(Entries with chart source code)

-- begin --

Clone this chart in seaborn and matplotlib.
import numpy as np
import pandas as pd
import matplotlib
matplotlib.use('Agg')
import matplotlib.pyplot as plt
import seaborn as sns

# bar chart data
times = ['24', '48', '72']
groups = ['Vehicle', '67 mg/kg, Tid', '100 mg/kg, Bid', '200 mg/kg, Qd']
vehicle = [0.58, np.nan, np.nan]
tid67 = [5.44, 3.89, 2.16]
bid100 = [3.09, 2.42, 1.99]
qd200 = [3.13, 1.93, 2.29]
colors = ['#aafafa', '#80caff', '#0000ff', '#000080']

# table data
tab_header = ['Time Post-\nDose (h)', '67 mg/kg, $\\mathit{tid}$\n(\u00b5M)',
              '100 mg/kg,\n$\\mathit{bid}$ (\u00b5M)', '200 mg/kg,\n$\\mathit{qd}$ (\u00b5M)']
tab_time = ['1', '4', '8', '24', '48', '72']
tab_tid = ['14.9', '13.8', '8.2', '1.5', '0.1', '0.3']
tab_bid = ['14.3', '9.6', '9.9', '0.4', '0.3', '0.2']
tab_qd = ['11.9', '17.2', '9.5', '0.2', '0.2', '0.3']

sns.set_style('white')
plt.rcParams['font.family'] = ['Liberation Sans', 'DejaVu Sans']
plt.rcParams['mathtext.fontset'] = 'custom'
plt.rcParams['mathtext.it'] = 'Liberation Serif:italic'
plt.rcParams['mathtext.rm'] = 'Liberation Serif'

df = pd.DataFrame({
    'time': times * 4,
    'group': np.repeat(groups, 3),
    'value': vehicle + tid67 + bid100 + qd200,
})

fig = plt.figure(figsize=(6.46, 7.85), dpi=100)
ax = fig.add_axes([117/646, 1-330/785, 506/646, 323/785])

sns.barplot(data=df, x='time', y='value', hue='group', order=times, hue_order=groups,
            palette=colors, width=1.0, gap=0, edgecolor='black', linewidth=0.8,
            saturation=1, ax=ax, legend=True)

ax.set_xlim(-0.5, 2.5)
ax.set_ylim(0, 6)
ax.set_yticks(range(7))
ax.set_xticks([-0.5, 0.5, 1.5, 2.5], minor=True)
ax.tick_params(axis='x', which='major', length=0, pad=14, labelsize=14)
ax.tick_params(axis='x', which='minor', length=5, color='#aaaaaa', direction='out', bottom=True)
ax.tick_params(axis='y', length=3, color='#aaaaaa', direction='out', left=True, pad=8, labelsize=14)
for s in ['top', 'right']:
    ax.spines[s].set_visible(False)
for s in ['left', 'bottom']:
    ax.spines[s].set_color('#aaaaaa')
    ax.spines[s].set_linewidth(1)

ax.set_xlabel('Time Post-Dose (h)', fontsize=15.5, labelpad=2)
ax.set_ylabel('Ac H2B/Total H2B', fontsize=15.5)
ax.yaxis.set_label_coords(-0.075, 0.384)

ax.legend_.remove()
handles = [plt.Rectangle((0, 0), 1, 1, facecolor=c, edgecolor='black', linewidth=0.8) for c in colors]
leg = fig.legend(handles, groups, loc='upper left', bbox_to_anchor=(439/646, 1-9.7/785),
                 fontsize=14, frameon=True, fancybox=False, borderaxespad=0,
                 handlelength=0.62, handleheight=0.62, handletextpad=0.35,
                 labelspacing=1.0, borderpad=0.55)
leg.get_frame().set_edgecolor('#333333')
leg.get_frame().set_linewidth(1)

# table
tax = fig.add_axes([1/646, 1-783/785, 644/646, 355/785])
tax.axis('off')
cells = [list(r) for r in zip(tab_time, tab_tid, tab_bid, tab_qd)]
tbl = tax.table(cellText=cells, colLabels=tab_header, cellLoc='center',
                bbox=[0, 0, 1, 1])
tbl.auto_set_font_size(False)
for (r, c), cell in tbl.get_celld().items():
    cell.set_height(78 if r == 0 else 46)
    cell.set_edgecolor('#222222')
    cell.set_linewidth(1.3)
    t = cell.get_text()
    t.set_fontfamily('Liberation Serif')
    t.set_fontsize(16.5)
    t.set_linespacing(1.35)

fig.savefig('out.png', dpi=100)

-- end --
-- begin --

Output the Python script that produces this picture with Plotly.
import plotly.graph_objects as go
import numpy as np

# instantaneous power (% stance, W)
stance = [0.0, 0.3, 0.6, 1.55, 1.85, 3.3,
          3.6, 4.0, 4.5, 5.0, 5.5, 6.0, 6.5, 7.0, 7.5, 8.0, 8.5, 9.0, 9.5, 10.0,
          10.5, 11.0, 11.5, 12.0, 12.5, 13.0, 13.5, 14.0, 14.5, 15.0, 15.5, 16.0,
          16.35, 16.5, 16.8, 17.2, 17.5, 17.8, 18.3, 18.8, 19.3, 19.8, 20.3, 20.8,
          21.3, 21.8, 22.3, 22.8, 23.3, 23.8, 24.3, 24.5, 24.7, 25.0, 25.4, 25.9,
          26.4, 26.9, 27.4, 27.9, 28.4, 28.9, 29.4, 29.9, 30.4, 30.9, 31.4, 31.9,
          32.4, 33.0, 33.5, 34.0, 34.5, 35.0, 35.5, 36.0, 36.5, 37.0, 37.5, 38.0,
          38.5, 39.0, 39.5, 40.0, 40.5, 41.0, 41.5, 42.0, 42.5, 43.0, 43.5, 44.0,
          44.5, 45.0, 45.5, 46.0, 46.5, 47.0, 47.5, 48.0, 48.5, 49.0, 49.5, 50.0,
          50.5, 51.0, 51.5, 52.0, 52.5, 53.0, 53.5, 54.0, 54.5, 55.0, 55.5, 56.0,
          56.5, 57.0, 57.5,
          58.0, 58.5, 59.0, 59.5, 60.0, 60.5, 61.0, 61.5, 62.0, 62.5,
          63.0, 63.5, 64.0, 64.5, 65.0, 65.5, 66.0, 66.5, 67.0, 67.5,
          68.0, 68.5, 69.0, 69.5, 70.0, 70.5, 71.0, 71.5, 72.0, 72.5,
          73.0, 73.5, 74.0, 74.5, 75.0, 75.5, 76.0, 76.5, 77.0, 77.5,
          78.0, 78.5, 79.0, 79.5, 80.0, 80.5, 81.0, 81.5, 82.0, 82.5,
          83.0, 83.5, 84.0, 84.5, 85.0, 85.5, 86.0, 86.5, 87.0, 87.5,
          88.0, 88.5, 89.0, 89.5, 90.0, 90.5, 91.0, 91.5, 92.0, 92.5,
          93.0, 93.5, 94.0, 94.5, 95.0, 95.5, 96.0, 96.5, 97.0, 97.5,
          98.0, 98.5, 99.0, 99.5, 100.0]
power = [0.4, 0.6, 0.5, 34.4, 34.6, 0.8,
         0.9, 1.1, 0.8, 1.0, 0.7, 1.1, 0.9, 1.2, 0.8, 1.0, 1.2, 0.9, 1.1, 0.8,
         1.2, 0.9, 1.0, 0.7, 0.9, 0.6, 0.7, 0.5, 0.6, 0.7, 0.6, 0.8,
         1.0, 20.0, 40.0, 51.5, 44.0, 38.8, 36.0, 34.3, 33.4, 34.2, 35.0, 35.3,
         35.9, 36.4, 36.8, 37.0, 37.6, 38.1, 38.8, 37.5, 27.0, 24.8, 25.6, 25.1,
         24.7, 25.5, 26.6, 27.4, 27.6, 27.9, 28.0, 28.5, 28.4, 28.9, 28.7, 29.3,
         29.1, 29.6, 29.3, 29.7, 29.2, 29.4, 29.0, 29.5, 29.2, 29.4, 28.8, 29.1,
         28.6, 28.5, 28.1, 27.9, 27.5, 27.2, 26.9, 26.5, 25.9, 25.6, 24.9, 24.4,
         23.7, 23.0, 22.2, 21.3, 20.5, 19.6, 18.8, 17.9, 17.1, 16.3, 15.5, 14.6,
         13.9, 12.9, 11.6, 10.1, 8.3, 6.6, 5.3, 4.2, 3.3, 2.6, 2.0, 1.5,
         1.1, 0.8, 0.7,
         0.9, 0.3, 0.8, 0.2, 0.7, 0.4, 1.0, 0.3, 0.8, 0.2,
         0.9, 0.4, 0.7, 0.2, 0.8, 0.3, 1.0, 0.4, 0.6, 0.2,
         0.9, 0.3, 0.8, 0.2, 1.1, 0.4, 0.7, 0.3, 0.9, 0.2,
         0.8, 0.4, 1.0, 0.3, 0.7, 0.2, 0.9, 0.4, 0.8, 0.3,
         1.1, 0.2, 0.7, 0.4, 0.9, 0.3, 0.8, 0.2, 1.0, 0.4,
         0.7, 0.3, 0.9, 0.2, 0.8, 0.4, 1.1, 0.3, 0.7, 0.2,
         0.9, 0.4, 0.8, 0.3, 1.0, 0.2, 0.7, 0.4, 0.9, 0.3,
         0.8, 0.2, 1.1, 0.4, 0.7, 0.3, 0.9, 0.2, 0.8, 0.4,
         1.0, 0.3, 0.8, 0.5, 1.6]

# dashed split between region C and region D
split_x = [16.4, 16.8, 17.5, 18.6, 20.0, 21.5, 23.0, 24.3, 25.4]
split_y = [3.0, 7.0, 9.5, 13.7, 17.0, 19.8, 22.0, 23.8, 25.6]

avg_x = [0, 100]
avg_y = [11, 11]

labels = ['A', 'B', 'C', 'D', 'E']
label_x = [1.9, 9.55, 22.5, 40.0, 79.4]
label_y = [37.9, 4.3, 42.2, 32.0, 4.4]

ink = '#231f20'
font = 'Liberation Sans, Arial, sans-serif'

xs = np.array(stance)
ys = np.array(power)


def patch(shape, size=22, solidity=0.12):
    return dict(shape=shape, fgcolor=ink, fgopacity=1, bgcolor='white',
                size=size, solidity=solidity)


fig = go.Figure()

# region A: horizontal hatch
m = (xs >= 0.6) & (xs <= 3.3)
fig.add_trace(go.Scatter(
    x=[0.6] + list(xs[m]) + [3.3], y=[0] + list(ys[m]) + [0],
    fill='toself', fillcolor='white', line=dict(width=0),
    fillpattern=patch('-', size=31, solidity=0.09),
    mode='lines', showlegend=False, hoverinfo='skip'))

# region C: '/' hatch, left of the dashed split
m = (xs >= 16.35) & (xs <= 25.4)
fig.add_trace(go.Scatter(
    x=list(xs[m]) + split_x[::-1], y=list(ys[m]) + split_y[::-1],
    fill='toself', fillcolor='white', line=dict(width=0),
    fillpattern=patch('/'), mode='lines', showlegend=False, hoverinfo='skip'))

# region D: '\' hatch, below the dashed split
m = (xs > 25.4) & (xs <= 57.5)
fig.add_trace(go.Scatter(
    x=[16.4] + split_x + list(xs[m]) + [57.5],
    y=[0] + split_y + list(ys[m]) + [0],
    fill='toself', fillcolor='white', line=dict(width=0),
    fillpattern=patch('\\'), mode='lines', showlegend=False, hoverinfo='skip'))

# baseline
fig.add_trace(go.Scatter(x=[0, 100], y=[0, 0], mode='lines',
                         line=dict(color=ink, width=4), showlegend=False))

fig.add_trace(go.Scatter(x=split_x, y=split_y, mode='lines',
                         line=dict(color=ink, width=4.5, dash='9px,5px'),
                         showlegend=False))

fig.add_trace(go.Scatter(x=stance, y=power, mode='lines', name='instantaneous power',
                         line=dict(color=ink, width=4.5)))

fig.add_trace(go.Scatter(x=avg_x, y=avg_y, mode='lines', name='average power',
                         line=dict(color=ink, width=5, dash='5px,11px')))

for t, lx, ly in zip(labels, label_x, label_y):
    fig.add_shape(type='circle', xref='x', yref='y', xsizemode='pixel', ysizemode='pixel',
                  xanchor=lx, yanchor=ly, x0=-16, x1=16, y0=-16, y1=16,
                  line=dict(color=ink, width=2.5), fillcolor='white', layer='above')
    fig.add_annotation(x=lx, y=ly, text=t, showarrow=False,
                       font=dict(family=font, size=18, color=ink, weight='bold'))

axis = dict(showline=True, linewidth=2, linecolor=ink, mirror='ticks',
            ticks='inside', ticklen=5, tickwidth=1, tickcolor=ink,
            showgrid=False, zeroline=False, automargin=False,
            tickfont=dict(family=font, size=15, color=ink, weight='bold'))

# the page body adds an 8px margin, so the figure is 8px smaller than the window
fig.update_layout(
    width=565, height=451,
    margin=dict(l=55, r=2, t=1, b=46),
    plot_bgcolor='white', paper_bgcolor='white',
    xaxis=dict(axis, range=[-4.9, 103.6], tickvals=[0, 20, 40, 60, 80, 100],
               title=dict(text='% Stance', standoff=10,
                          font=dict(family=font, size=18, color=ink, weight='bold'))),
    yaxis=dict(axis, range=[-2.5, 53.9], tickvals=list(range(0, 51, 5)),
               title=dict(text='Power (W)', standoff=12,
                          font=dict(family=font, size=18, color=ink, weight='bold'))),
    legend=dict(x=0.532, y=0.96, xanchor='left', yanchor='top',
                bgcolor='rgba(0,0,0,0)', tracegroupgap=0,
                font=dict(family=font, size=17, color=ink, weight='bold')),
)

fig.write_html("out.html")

-- end --

### GOAL
Go through the entries and return each line where the word "matplotlib" appears.

### SOLUTION
Clone this chart in seaborn and matplotlib.
import matplotlib
matplotlib.use('Agg')
import matplotlib.pyplot as plt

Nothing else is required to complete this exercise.